Chicago Archdiocese Mandates COVID Vaccination for Clerics and Employees
The archdiocese of Chicago will require that those who are unvaccinated receive weekly tests for the virus and continue to wear masks.
CHICAGO, Ill. — The Archdiocese of Chicago will require all archdiocesan employees and clergy to receive the vaccine for COVID-19 within the next six weeks, and will only allow exemptions for medical reasons.
“We have made this decision convinced that this is the best way to stop the spread of this deadly illness,” Cardinal Blase Cupich of Chicago, said in an Aug. 19 email sent to clergy and staff.
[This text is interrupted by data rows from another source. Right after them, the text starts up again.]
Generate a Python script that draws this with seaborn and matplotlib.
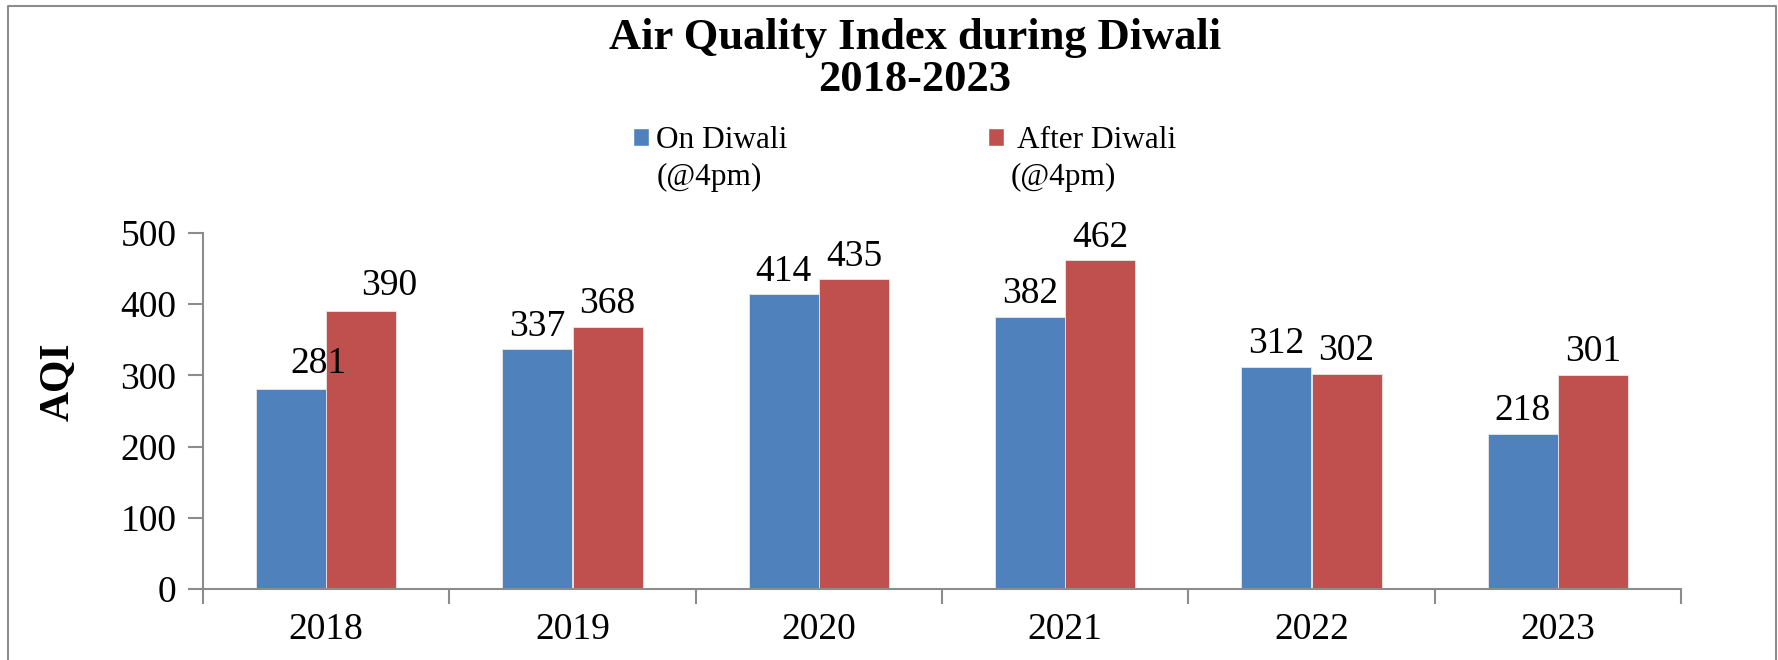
import pandas as pd
import matplotlib.pyplot as plt
import seaborn as sns
from matplotlib.lines import Line2D
from matplotlib.patches import Patch

# Data
years = ['2018', '2019', '2020', '2021', '2022', '2023']
on_diwali = [281, 337, 414, 382, 312, 218]
after_diwali = [390, 368, 435, 462, 302, 301]
series = ['On Diwali', 'After Diwali']
colors = ['#4F81BD', '#C0504D']

df = pd.DataFrame({
    'Year': years * 2,
    'AQI': on_diwali + after_diwali,
    'Series': [series[0]] * len(years) + [series[1]] * len(years),
})

sns.set_style('white')
plt.rcParams['font.family'] = ['Liberation Serif', 'DejaVu Serif']
plt.rcParams['text.color'] = 'black'
plt.rcParams['axes.labelcolor'] = 'black'
plt.rcParams['xtick.color'] = 'black'
plt.rcParams['ytick.color'] = 'black'

fig = plt.figure(figsize=(17.78, 6.6), dpi=100)
ax = fig.add_axes([203 / 1778, 1 - 589 / 660, (1681 - 203) / 1778, (589 - 233) / 660])

sns.barplot(data=df, x='Year', y='AQI', hue='Series', ax=ax,
            palette=colors, width=0.57, gap=0,
            edgecolor='#e8e8e8', linewidth=0.6, saturation=1, legend=False)

for c in ax.containers:
    labels = ax.bar_label(c, fmt='%d', fontsize=27, padding=4)
    # the 2018 labels sit a little to the right in the original
    labels[0].xyann = (20, 6)

ax.set_ylim(0, 500)
ax.set_yticks(range(0, 501, 100))
ax.set_xlim(-0.5, 5.5)
ax.set_xlabel('')
ax.set_ylabel('AQI', fontsize=30, fontweight='bold')
ax.yaxis.set_label_coords(-0.085, 0.582)

# ticks: labels at centres, tick marks at category boundaries
ax.set_xticks([i - 0.5 for i in range(7)], minor=True)
ax.tick_params(axis='x', which='major', length=0, labelsize=27, pad=17)
ax.tick_params(axis='x', which='minor', length=11, width=1.5, color='#8c8c8c', direction='out')
ax.tick_params(axis='y', length=11, width=1.5, color='#8c8c8c', direction='out', labelsize=27, pad=8)
ax.yaxis.set_tick_params(left=True)
ax.xaxis.set_tick_params(which='minor', bottom=True)

for s in ['top', 'right']:
    ax.spines[s].set_visible(False)
for s in ['left', 'bottom']:
    ax.spines[s].set_color('#8c8c8c')
    ax.spines[s].set_linewidth(1.5)

# legend at the top, second line of each label as its own blank-handle row
blank = Patch(facecolor='none', edgecolor='none')
handles = [Patch(facecolor=colors[0]), blank, Patch(facecolor=colors[1]), blank]
labels = [series[0], '(@4pm)', ' ' + series[1], '(@4pm)']
fig.legend(handles, labels, loc='upper left', bbox_to_anchor=(633 / 1778, 1 - 126 / 660),
           ncol=2, frameon=False, fontsize=22.5, borderpad=0, borderaxespad=0,
           handlelength=0.52, handleheight=0.52, handletextpad=0.23,
           columnspacing=6.4, labelspacing=0.25)

fig.text(915 / 1778, 1 - 18 / 660, 'Air Quality Index during Diwali\n2018-2023',
         ha='center', va='top', fontsize=32, fontweight='bold', linespacing=1.05)

# outer frame (left, top, right)
fig.add_artist(Line2D([8 / 1778, 8 / 1778, 1776 / 1778, 1776 / 1778],
                      [-0.01, 1 - 6 / 660, 1 - 6 / 660, -0.01],
                      transform=fig.transFigure, color='#8c8c8c', linewidth=1.5))

fig.savefig('out.png', dpi=100)
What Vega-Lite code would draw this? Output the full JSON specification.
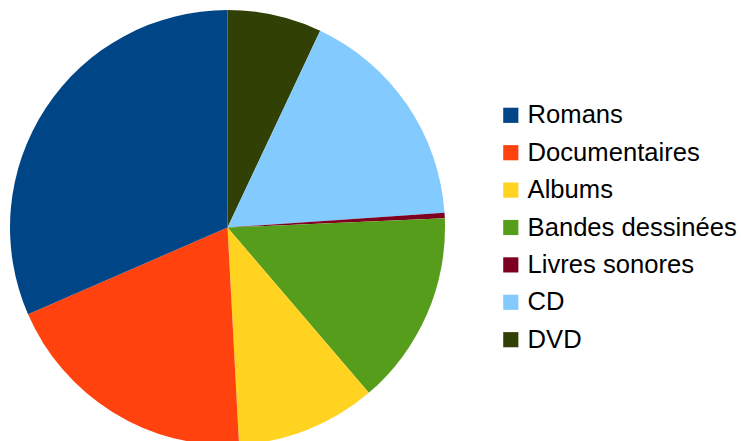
{
  "$schema": "https://vega.github.io/schema/vega-lite/v6.json",
  "width": 435,
  "height": 435,
  "autosize": {"type": "pad"},
  "padding": {"left": 10, "top": 10, "right": 0, "bottom": 0},
  "background": "white",
  "config": {"view": {"stroke": null}, "font": "Liberation Sans"},
  "data": {
    "values": [
      {"categorie": "DVD", "part": 7.0, "rang": 1},
      {"categorie": "CD", "part": 16.9, "rang": 2},
      {"categorie": "Livres sonores", "part": 0.41, "rang": 3},
      {"categorie": "Bandes dessinées", "part": 14.4, "rang": 4},
      {"categorie": "Albums", "part": 10.4, "rang": 5},
      {"categorie": "Documentaires", "part": 19.3, "rang": 6},
      {"categorie": "Romans", "part": 31.5, "rang": 7}
    ]
  },
  "mark": {"type": "arc"},
  "encoding": {
    "theta": {"field": "part", "type": "quantitative", "stack": true},
    "order": {"field": "rang", "type": "quantitative", "sort": "ascending"},
    "color": {
      "field": "categorie",
      "type": "nominal",
      "scale": {
        "domain": ["Romans", "Documentaires", "Albums", "Bandes dessinées", "Livres sonores", "CD", "DVD"],
        "range": ["#004586", "#ff420e", "#ffd320", "#579d1c", "#7e0021", "#83caff", "#314004"]
      },
      "legend": {
        "title": null,
        "orient": "none",
        "legendX": 488,
        "legendY": 92.5,
        "padding": 0,
        "symbolType": "square",
        "symbolSize": 230,
        "symbolStrokeWidth": 0,
        "symbolOpacity": 1,
        "labelFontSize": 25.6,
        "labelFont": "Liberation Sans",
        "labelColor": "#000000",
        "labelOffset": 4,
        "rowPadding": 10.4,
        "labelLimit": 400
      }
    }
  }
}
Cardinal Cupich said that he was “following the lead of Pope Francis” by encouraging vaccinations, and that getting vaccinated is “an act of charity.”
The letter explained that once a vaccine is given full approval by the FDA, employees and clergy would be required to get it within six weeks. The vaccine produced by Pfizer, which is now known as “Comirnaty,” was given full FDA approval on Aug. 23.
Employees and clergy now have until Oct. 4 to receive both doses of the vaccine. For Comirnaty, the second dose can be received three weeks after the first. According to the letter, more than 90% of archdiocesan employees and clergy have already received the coronavirus vaccine.
As the Congregation for the Doctrine of the Faith has permitted the coronavirus vaccines, a religious exemption “cannot be supported by Catholic teaching,” said Cardinal Cupich. He told priests of the archdiocese that they are not to give religious exemptions to a parishioner who requests one.
Other dioceses, including Philadelphia, have followed suit with similar directives for their priests, noting that the Vatican has said that the vaccines are morally licit and do not run contrary to Catholic teaching.
In its December 2020 Note on the morality of using some anti-Covid-19 vaccines, the Congregation for the Doctrine of the Faith stated that “vaccination is not, as a rule, a moral obligation” and “therefore, it must be voluntary.”
It said that “in the absence of other means to stop or even prevent the epidemic, the common good may recommend vaccination.”
“Those who, however, for reasons of conscience, refuse vaccines produced with cell lines from aborted fetuses, must do their utmost to avoid, by other prophylactic means and appropriate behavior, becoming vehicles for the transmission of the infectious agent,” the congregation wrote.
The Archdiocese of Chicago will require that those who are unvaccinated receive weekly tests for the virus and continue to wear masks. They may face other prohibitions as well, such as being disallowed from certain areas.
An additional email sent Aug. 20 to staff and clergy of the Archdiocese of Chicago explained that vaccinated and unvaccinated employees who are diagnosed with COVID-19 will be subject to different policies. An unvaccinated employee who contracts COVID-19 will have to use their sick or personal time to cover a 10-day quarantine; vaccinated employees will instead be given 10 additional sick days.
Other Illinois dioceses are not issuing a vaccine mandate for staff and clergy, but are encouraging people to get the vaccine regardless.
The dioceses of Joliet and Rockford issued separate statements saying that the vaccines were permissible and that people should get them, but stopped short of mandating them. The Diocese of Peoria said in June that it would be up to parents to decide if they wished for their children to receive the coronavirus vaccine, and has not issued a mandate.
Bishop Thomas Paprocki of Springfield in Illinois co-authored a letter in April to the president of the University of Notre Dame saying that mandating the vaccine for students as a condition to participate in campus activities was immoral. Bishop Paprocki is an adjunct law professor at Notre Dame Law School.
“Notre Dame should expand its understanding of ‘religious’ objectors to include those whose refusal to be vaccinated are rooted in moral considerations or other objections of conscience,” said Bishop Paprocki and Gerard Bradley, a professor of law at Notre Dame Law School.
“A religious, moral or other exemption of conscience should be ascertained not by documents, but by a simple conversation seeking only to establish that the individual has a sincerely held, reasonable belief that they should not receive the vaccine,” they said.